Pigeons also make an appearance in this sign, which a reader spotted in a park:

The reader remarked that she “would have thought NYC already had plenty of these without anyone having to breed more.” I join her in rejecting this imperative sentence.

Still another pigeon, because, as I said, you really can’t have just one:

You can read this sign two ways. (1) You’re not required to feed a pigeon and clean-up, but doing so would be nice. (2) You’re not supposed to feed the pigeon, but you’re going to do it anyway, so could you please remove the inevitable end product? It’s the law. Which surprises me. I know there are all sorts of laws about snow removal — how much time may elapse after the last flake falls before you must shovel a path for pedestrians, for example. Is there also a time limit on poop? Do you have to sit around staring at the pigeon you’ve just (illegally) fed, so you can scoop the end product? Asking for a friend.
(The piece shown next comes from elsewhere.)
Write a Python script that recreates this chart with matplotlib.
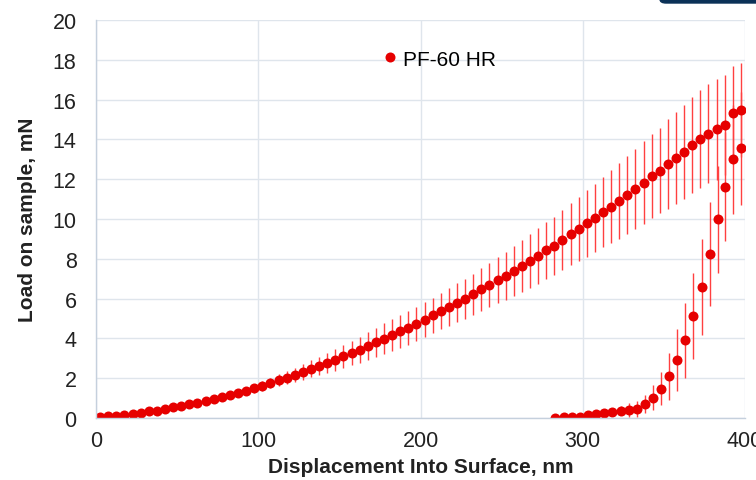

That’s it for pigeons, you’ll be glad to know. But not for birds. Below is one of the first signs I spotted when I started this blog:

Then, as now, I smiled to think of how you would sit . . . birds. Bend their little legs? Offer a chair? I’ll leave you with that image, hoping it cheers you, and any pigeons you’ve befriended.

The Importance of Rpoofreading

That little extra minute spent rereading an email, post, text, or sign . . . it’s hard to quantify its value, but I’ll try anyway. Take this sign, sent by my friend Sean. There’s only one misplaced letter, but what a difference that stray N makes! I’d definitely pay more than $4.99 to know that the devil hasn’t hunkered down under my tree, eating cookies intended for the big guy in the red suit. (Also, Santa deserves homemade baked goods. Just saying.)

Then there’s this line from an email I received, sent by a school I attended:

If the alumni office wants to assign a body part to my class, I’d prefer a new knee or maybe a shoulder. I’m guessing that class elbow is the auto-incorrect of “below.” The email this sentence appeared in didn’t ask for donations, but that’s always, and understandably, the subtext when your alma mater reaches out. Although I can’t condone proofreading errors, I’m actually tempted to give more because this made me chuckle, which is no small feat in 2020.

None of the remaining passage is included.